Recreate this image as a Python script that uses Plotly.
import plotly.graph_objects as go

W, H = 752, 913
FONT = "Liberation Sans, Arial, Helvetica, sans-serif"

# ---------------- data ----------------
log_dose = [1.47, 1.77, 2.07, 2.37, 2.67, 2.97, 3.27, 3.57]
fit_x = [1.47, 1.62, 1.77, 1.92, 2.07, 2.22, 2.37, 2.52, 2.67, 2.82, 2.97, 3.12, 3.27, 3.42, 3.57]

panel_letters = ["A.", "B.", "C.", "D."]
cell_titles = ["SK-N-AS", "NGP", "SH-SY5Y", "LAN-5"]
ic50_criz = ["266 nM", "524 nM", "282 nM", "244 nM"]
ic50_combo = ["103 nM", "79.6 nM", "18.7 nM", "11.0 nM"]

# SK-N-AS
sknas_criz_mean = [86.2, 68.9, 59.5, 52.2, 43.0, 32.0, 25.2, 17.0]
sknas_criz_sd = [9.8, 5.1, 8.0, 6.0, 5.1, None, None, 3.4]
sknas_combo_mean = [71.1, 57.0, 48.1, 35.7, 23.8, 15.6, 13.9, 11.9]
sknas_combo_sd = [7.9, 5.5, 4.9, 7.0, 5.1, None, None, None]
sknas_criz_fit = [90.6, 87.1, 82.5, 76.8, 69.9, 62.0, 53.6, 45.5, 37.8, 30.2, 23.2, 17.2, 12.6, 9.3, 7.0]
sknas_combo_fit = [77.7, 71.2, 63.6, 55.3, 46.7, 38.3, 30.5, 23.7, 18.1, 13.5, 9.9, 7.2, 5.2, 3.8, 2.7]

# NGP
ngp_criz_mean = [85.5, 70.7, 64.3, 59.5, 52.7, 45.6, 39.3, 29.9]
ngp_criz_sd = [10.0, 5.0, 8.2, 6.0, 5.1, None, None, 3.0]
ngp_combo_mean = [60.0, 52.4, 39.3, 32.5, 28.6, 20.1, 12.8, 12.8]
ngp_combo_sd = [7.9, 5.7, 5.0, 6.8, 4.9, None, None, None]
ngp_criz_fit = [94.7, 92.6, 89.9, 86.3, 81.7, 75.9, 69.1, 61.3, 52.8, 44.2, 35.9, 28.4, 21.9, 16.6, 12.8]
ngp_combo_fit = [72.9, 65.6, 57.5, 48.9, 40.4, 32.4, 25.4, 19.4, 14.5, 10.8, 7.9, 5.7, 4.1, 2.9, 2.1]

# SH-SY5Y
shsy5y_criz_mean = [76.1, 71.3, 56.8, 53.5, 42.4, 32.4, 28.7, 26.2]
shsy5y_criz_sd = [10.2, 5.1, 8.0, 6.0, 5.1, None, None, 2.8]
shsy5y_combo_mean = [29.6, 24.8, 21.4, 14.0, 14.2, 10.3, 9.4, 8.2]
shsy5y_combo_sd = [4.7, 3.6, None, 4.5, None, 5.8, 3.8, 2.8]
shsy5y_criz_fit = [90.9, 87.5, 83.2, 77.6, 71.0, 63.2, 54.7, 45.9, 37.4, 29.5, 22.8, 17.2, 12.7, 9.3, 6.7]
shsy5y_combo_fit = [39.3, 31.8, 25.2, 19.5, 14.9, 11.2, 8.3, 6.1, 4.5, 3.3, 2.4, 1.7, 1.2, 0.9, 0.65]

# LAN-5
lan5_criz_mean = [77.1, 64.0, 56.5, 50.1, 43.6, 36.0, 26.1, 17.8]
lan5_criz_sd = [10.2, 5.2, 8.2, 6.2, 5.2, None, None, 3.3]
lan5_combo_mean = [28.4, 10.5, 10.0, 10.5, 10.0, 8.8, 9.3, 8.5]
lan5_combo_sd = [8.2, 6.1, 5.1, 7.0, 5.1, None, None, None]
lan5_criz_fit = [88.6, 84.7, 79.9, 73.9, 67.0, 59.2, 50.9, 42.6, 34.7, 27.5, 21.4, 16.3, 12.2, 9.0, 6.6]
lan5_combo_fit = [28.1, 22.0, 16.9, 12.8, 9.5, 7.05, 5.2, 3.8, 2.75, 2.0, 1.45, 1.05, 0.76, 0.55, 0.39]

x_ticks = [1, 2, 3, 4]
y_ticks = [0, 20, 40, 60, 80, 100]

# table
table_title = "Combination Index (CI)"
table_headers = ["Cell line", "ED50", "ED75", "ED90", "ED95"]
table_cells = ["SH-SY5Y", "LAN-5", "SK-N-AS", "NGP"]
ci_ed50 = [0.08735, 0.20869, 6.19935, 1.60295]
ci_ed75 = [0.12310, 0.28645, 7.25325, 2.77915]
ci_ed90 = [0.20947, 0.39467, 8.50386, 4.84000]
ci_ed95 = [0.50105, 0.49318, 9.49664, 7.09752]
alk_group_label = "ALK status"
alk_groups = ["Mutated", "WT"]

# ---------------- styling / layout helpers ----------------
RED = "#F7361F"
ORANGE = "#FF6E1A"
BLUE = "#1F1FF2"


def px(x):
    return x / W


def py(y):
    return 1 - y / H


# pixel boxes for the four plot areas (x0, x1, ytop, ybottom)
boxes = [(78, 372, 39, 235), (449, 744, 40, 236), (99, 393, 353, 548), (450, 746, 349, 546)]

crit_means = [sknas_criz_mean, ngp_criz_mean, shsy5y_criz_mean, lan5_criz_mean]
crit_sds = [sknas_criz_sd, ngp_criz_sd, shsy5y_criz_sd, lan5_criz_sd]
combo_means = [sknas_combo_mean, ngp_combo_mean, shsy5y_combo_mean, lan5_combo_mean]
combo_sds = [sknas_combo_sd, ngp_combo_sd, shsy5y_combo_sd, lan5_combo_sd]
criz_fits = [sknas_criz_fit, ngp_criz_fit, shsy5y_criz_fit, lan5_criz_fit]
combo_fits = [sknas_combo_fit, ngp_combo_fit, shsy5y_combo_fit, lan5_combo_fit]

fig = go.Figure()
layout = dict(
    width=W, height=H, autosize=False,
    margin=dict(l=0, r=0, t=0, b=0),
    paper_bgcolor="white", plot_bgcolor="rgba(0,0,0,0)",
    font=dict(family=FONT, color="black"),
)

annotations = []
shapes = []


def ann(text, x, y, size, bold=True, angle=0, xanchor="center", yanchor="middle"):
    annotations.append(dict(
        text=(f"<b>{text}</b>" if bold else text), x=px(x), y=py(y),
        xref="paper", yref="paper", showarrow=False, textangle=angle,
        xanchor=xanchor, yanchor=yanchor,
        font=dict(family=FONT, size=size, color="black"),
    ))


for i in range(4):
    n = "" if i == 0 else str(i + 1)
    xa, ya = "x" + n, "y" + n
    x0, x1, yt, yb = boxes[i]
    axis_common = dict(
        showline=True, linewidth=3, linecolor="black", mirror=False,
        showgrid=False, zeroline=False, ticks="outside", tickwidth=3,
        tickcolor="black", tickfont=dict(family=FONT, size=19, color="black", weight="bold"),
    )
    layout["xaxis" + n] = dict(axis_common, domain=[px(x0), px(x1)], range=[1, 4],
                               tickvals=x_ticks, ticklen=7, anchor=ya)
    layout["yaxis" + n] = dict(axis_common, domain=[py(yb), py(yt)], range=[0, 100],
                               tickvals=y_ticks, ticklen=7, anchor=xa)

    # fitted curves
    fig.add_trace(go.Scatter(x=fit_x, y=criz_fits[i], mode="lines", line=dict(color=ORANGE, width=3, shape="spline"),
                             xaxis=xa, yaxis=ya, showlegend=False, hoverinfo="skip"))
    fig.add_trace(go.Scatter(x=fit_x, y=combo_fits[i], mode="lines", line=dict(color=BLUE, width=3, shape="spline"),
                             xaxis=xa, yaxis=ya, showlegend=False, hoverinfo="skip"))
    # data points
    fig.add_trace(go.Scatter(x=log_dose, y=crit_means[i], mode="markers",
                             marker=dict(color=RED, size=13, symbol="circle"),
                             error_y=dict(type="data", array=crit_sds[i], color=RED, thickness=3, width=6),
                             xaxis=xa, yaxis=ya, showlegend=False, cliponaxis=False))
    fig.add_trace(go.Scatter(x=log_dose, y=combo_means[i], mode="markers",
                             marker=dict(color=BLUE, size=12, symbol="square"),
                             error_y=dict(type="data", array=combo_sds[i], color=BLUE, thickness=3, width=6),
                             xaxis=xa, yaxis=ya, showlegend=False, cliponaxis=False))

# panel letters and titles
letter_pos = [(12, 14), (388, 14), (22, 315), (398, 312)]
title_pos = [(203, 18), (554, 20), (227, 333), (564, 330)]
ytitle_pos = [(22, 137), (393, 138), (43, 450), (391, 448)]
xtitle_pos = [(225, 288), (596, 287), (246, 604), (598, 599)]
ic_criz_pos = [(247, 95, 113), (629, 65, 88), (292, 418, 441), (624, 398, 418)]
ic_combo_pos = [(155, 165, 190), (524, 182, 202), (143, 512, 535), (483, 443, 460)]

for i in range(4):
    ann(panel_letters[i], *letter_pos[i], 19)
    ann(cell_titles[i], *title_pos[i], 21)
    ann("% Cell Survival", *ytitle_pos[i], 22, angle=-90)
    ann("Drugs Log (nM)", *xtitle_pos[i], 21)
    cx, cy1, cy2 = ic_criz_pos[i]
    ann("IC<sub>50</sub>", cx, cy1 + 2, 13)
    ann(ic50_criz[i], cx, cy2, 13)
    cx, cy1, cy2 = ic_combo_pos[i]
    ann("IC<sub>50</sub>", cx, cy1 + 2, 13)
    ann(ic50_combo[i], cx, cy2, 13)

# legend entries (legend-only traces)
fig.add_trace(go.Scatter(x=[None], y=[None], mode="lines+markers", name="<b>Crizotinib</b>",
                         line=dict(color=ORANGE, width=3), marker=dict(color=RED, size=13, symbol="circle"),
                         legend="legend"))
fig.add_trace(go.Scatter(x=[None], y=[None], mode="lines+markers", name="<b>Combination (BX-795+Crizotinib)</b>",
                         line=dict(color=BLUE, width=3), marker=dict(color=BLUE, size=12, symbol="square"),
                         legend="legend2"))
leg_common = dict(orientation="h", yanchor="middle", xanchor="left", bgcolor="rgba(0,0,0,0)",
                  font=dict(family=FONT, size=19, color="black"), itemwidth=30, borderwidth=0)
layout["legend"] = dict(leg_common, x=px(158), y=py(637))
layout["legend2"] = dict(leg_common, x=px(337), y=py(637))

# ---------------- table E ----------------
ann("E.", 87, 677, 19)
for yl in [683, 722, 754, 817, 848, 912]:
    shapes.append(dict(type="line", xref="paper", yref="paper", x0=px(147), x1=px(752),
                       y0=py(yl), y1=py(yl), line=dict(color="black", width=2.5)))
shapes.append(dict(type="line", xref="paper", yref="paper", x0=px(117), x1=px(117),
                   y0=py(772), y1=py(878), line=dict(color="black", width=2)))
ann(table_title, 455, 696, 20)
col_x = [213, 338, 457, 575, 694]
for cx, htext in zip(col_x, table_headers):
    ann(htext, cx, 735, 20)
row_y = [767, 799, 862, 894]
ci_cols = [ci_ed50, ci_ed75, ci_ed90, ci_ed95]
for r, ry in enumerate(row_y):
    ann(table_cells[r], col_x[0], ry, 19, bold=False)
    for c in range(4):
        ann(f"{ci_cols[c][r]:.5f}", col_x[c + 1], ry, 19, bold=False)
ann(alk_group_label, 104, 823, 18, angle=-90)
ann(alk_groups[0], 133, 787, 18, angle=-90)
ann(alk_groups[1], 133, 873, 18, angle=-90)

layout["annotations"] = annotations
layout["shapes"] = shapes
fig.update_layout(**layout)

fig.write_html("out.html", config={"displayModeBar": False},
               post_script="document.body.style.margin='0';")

········

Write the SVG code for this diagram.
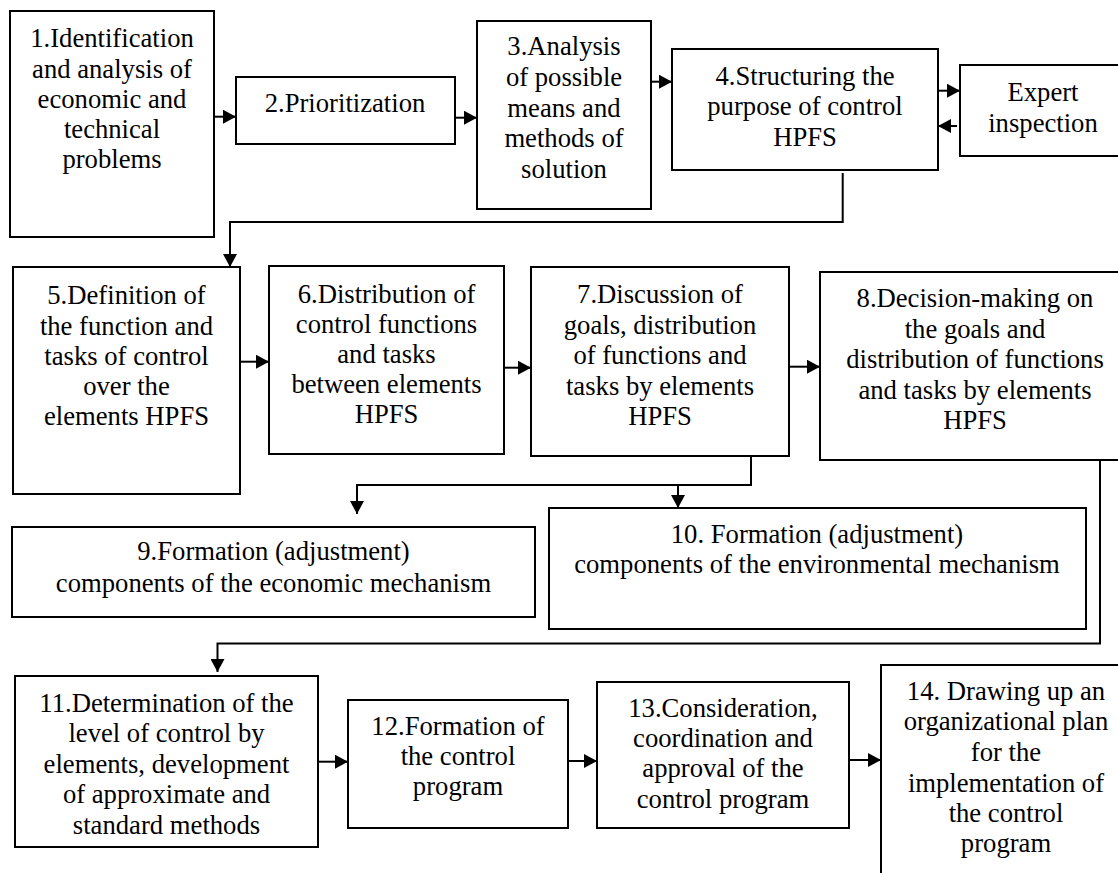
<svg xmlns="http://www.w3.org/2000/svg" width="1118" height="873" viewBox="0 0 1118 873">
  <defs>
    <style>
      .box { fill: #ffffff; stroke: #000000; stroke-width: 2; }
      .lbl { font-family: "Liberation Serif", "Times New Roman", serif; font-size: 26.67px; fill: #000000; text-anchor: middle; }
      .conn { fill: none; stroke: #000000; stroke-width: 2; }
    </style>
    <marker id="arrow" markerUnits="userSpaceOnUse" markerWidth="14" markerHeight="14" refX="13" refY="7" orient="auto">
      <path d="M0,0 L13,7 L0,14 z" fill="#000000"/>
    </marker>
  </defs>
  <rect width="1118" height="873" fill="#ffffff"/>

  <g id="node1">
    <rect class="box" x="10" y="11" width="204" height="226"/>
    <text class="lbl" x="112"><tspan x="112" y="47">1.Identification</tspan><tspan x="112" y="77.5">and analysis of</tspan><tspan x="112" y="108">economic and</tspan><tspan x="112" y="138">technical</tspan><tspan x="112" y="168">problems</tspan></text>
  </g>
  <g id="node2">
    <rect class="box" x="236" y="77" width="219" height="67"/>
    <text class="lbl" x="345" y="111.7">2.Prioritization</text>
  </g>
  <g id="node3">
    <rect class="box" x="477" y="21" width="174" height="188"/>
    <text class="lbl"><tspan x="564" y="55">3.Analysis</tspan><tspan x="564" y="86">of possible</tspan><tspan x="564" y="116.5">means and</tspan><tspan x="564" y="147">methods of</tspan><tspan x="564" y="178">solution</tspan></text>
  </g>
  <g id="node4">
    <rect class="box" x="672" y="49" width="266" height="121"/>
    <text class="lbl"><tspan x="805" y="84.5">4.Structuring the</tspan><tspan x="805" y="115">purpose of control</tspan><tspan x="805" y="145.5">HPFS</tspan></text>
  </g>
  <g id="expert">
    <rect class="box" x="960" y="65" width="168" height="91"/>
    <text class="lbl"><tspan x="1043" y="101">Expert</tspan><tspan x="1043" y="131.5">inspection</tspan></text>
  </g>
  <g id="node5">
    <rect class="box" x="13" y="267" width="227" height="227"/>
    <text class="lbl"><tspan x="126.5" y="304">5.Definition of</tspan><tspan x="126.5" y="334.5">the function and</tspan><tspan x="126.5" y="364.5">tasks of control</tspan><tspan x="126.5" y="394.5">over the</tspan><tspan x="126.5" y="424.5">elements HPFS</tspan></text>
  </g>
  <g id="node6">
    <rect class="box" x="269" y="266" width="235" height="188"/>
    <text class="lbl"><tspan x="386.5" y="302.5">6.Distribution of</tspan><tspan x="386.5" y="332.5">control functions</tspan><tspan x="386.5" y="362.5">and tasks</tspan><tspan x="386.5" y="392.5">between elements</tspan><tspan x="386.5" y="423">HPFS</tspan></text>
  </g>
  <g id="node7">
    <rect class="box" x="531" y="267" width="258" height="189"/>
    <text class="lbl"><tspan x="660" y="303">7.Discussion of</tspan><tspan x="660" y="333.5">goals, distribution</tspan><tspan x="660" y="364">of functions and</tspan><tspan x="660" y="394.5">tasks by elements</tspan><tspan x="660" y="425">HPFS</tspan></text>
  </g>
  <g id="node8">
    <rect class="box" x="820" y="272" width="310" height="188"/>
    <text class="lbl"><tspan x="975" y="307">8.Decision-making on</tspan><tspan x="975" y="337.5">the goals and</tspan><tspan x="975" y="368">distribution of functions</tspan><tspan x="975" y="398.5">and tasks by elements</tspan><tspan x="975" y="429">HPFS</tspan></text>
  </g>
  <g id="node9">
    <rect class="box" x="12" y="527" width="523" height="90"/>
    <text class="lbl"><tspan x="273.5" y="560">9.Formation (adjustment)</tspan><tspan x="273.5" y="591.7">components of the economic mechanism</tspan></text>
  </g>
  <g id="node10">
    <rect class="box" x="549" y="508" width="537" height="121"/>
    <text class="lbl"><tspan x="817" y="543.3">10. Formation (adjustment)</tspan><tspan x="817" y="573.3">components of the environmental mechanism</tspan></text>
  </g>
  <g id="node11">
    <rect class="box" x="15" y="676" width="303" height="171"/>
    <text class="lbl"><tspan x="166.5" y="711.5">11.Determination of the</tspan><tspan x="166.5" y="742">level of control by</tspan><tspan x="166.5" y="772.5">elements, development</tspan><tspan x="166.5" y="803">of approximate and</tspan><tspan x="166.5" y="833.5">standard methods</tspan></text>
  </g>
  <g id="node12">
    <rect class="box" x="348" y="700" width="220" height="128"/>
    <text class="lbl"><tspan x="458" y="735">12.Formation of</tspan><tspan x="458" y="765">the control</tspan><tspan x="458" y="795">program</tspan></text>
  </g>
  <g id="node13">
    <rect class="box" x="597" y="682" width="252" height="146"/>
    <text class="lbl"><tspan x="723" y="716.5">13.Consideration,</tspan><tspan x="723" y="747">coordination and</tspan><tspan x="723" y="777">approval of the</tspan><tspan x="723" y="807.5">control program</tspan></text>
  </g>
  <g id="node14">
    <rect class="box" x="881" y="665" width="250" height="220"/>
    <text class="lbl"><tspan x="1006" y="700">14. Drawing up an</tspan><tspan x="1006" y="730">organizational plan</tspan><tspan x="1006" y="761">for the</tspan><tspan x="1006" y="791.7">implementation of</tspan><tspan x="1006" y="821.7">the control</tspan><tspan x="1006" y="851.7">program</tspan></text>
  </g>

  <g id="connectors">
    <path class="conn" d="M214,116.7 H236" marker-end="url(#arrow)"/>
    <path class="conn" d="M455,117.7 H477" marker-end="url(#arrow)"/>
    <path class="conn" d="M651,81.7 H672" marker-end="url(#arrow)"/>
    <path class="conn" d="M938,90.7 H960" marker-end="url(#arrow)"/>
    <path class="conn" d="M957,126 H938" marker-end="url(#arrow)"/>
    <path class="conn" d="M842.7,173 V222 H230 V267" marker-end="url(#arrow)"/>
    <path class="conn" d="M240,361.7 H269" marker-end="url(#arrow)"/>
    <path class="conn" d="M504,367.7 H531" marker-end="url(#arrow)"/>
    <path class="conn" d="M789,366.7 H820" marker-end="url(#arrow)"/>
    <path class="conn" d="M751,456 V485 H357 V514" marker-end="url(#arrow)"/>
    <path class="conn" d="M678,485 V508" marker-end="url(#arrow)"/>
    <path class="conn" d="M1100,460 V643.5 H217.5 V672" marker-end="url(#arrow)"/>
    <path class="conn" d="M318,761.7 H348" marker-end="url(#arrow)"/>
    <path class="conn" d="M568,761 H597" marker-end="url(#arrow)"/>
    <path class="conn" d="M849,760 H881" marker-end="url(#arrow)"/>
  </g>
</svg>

········

* **WRITTEN REQUEST**
Using the entries shown above, reproduce verbatim the lines from the line bearing "Recreate this image" to the line bearing "3.27, 3.42, 3.57]", inclusive.

* **COMPLETED TASK**
Recreate this image as a Python script that uses Plotly.
import plotly.graph_objects as go

W, H = 752, 913
FONT = "Liberation Sans, Arial, Helvetica, sans-serif"

# ---------------- data ----------------
log_dose = [1.47, 1.77, 2.07, 2.37, 2.67, 2.97, 3.27, 3.57]
fit_x = [1.47, 1.62, 1.77, 1.92, 2.07, 2.22, 2.37, 2.52, 2.67, 2.82, 2.97, 3.12, 3.27, 3.42, 3.57]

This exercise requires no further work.